### Written problem
Leave the pictures out and copy exactly the lines from the line containing "Reproduce this chart with D3.js." to the line containing "const yDomain = [0, 8000];", both lines included.

____

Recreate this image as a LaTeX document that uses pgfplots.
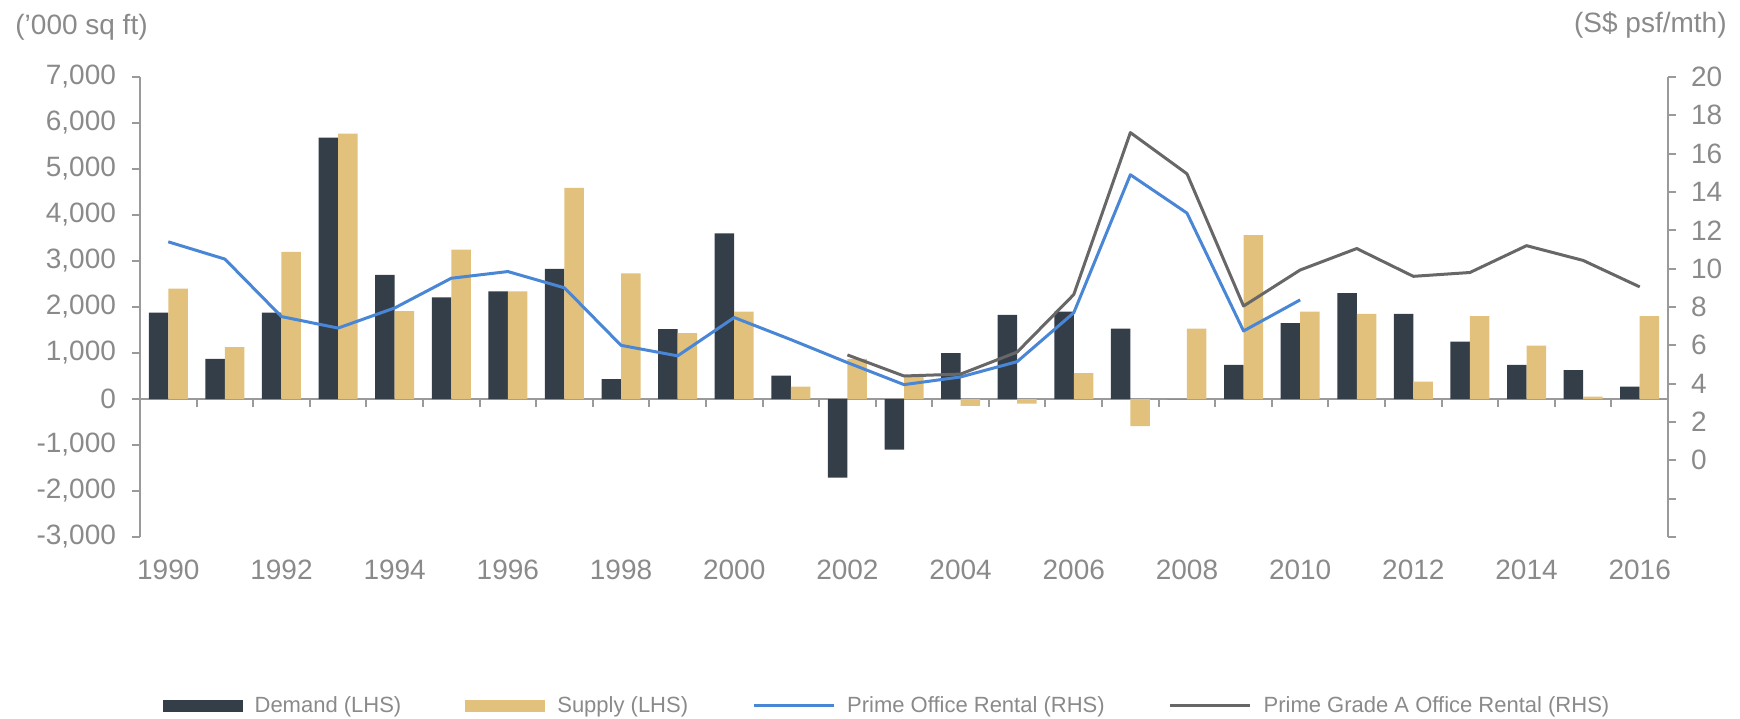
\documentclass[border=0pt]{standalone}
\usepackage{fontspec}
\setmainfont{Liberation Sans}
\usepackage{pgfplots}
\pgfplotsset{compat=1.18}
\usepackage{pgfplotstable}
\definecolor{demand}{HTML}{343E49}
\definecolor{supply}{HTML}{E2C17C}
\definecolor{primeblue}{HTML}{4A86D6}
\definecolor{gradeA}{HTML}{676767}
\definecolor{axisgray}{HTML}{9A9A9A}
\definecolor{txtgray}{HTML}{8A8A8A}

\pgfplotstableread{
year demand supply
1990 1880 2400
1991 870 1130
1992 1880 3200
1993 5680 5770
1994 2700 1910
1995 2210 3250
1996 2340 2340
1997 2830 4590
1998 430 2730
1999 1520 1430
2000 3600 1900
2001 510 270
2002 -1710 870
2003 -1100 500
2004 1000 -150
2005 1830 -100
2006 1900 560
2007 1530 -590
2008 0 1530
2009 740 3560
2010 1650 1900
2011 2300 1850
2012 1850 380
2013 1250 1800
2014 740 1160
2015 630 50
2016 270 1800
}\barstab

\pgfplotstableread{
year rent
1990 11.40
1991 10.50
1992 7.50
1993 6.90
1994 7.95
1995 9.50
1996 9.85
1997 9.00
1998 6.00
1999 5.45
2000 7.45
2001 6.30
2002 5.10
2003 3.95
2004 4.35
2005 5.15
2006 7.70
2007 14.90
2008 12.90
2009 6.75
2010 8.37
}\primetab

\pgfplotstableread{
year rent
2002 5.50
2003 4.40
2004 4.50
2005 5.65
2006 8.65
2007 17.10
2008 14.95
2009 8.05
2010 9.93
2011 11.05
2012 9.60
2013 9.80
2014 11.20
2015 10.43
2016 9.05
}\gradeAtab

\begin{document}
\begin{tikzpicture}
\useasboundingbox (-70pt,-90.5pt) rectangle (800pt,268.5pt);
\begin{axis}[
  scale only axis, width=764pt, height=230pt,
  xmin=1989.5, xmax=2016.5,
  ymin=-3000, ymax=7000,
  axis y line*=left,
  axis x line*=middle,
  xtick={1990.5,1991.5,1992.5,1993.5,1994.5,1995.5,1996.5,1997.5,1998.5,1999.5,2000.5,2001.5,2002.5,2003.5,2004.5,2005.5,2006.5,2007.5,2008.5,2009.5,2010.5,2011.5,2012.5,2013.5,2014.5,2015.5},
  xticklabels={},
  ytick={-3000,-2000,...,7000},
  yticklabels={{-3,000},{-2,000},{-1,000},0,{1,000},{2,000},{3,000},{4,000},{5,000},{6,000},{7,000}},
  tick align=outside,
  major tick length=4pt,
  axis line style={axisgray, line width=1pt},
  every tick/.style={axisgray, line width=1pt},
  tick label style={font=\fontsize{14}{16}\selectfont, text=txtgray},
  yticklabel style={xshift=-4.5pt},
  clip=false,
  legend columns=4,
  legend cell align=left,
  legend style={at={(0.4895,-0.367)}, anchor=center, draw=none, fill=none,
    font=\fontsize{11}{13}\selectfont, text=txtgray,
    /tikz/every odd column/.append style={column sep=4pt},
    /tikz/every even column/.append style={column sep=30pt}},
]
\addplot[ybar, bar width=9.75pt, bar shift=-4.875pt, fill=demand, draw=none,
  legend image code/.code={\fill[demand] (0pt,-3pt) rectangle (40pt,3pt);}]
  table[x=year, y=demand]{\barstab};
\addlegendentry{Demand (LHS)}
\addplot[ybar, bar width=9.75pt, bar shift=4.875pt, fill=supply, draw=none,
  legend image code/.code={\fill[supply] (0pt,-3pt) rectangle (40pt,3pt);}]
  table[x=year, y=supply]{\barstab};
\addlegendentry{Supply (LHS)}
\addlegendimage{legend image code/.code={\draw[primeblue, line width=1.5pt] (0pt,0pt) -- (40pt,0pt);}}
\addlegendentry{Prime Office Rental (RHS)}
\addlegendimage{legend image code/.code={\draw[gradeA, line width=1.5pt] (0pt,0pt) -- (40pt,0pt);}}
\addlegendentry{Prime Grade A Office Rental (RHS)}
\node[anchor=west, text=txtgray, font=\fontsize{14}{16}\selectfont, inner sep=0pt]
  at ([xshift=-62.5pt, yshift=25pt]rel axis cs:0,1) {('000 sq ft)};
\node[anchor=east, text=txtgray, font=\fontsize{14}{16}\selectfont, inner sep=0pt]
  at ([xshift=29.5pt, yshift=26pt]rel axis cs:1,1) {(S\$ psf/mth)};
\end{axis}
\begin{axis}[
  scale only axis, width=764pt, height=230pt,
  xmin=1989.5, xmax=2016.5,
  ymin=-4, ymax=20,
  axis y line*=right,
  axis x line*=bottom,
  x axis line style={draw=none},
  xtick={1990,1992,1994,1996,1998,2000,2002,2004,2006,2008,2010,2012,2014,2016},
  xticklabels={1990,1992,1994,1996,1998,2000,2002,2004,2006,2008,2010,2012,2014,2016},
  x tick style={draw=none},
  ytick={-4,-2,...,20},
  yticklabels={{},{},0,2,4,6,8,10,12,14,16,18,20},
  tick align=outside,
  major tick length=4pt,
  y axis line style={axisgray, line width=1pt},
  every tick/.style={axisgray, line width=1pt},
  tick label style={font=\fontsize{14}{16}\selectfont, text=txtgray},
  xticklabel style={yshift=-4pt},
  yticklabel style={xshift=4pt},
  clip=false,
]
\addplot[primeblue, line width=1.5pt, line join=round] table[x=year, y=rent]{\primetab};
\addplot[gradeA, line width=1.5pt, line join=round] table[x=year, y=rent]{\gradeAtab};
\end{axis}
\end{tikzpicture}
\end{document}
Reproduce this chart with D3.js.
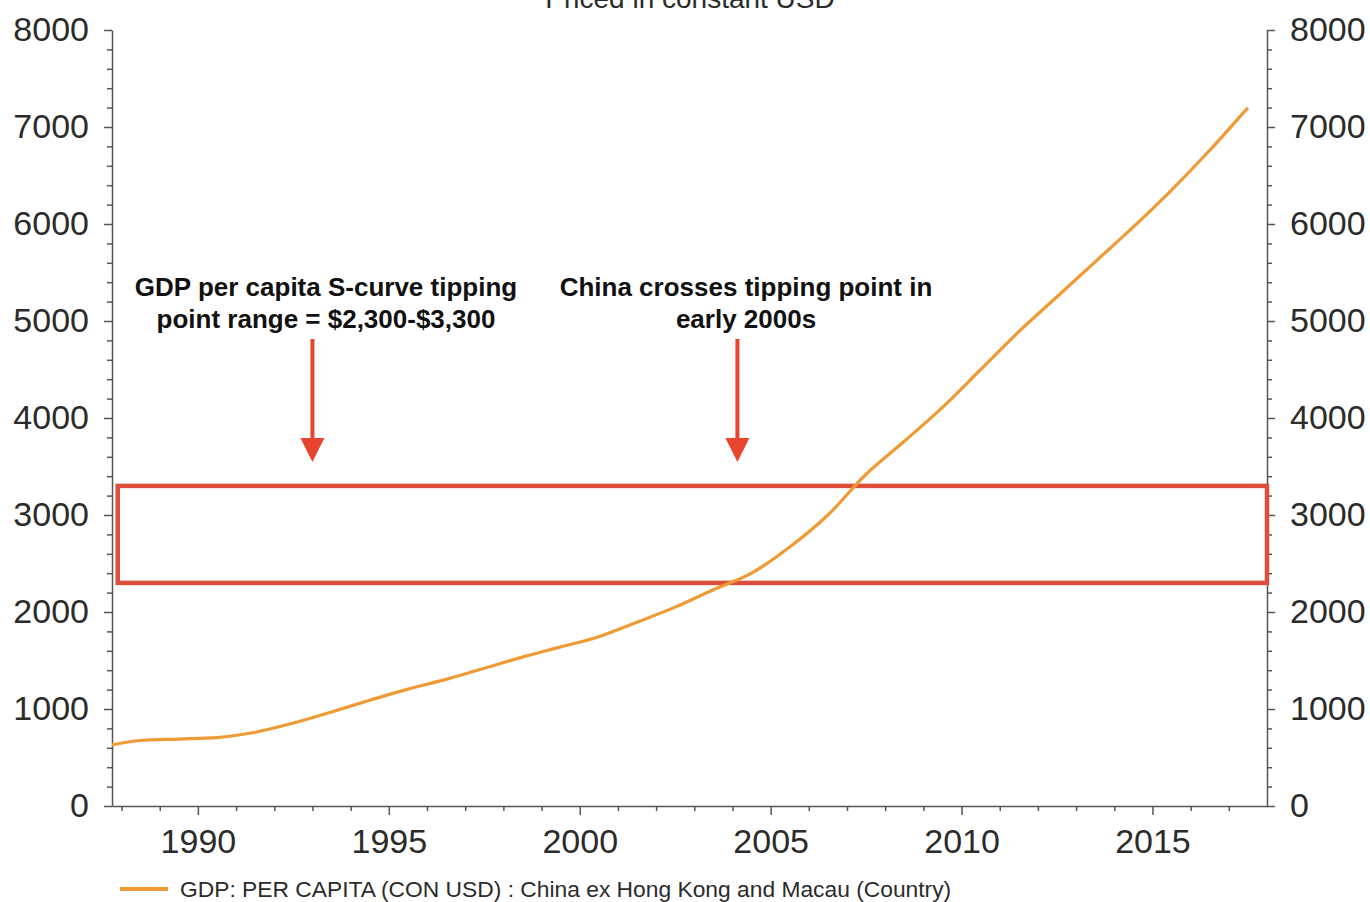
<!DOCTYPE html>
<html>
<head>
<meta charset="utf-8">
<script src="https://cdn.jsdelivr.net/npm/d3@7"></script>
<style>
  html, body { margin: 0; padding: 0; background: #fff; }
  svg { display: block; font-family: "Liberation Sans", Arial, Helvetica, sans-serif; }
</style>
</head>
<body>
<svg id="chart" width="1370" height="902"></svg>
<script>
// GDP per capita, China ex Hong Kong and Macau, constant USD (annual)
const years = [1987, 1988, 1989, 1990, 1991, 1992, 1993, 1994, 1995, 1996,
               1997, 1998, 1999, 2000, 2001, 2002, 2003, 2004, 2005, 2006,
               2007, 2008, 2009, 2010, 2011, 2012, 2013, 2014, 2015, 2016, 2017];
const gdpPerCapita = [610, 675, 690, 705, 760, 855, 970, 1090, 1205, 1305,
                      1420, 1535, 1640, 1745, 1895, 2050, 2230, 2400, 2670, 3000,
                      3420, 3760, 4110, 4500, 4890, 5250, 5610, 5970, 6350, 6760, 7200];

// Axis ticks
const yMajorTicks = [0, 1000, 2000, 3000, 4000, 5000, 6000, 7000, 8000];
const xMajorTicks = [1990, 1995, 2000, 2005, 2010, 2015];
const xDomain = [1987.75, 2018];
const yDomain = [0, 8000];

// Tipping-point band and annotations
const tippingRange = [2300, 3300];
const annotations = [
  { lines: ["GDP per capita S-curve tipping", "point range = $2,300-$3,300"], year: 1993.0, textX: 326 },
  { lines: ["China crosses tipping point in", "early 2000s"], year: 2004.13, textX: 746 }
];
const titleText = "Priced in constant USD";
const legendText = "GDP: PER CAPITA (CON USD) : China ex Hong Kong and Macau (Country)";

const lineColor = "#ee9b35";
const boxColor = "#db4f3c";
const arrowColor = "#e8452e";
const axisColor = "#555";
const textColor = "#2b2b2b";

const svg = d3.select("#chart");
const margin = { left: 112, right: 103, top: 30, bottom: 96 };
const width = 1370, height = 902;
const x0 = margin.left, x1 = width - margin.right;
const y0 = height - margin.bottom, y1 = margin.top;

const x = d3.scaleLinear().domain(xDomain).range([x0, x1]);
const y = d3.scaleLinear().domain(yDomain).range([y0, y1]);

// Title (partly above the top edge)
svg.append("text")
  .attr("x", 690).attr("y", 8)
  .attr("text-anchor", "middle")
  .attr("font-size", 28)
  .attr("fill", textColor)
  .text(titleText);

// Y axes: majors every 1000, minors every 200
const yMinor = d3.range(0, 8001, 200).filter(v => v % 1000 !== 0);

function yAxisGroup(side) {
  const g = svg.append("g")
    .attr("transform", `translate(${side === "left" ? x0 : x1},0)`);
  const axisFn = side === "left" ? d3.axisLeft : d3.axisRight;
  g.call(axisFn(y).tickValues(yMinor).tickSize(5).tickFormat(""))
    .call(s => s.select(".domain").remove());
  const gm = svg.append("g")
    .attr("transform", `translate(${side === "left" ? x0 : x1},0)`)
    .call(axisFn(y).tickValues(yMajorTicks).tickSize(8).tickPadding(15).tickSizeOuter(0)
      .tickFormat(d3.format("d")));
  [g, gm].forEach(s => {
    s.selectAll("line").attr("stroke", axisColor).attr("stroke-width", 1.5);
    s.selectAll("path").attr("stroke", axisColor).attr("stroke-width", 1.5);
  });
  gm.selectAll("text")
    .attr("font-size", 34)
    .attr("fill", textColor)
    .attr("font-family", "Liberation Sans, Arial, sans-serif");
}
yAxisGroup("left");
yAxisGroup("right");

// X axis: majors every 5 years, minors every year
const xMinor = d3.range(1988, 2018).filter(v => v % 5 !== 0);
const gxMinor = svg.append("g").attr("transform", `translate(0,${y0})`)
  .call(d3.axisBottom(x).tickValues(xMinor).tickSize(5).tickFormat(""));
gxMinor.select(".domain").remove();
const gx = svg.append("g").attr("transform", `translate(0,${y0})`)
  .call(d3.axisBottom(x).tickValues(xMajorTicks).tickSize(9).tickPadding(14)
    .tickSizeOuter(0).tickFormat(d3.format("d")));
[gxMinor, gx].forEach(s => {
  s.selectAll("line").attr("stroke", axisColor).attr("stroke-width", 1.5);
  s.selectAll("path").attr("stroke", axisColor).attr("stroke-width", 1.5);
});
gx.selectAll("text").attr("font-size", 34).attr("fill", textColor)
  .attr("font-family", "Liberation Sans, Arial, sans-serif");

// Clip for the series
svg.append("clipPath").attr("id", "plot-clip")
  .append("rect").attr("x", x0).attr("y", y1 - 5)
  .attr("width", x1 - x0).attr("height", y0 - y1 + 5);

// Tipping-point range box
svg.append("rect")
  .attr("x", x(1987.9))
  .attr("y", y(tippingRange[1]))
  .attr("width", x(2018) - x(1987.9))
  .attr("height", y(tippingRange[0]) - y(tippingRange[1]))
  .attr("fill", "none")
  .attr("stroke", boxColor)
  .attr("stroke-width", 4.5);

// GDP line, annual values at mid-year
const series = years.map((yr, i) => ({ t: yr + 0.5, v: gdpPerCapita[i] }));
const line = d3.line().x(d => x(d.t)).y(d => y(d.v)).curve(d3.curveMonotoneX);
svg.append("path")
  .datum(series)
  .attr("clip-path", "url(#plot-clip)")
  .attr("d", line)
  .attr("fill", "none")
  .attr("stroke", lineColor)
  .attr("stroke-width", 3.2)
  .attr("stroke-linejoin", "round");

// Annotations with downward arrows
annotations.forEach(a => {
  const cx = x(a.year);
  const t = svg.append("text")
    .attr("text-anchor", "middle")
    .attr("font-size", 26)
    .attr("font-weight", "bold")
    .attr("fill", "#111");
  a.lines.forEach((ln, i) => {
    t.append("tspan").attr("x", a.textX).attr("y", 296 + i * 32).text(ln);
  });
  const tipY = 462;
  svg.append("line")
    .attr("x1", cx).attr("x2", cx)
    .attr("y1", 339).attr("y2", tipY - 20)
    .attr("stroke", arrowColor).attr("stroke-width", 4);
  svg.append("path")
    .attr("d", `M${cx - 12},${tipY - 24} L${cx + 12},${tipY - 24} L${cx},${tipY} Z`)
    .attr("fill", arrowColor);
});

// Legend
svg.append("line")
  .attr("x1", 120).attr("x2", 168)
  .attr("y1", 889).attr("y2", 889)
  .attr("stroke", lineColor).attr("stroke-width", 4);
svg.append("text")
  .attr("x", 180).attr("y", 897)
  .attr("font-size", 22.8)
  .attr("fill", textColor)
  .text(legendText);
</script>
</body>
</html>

____

### Response to this task
Reproduce this chart with D3.js.
<!DOCTYPE html>
<html>
<head>
<meta charset="utf-8">
<script src="https://cdn.jsdelivr.net/npm/d3@7"></script>
<style>
  html, body { margin: 0; padding: 0; background: #fff; }
  svg { display: block; font-family: "Liberation Sans", Arial, Helvetica, sans-serif; }
</style>
</head>
<body>
<svg id="chart" width="1370" height="902"></svg>
<script>
// GDP per capita, China ex Hong Kong and Macau, constant USD (annual)
const years = [1987, 1988, 1989, 1990, 1991, 1992, 1993, 1994, 1995, 1996,
               1997, 1998, 1999, 2000, 2001, 2002, 2003, 2004, 2005, 2006,
               2007, 2008, 2009, 2010, 2011, 2012, 2013, 2014, 2015, 2016, 2017];
const gdpPerCapita = [610, 675, 690, 705, 760, 855, 970, 1090, 1205, 1305,
                      1420, 1535, 1640, 1745, 1895, 2050, 2230, 2400, 2670, 3000,
                      3420, 3760, 4110, 4500, 4890, 5250, 5610, 5970, 6350, 6760, 7200];

// Axis ticks
const yMajorTicks = [0, 1000, 2000, 3000, 4000, 5000, 6000, 7000, 8000];
const xMajorTicks = [1990, 1995, 2000, 2005, 2010, 2015];
const xDomain = [1987.75, 2018];
const yDomain = [0, 8000];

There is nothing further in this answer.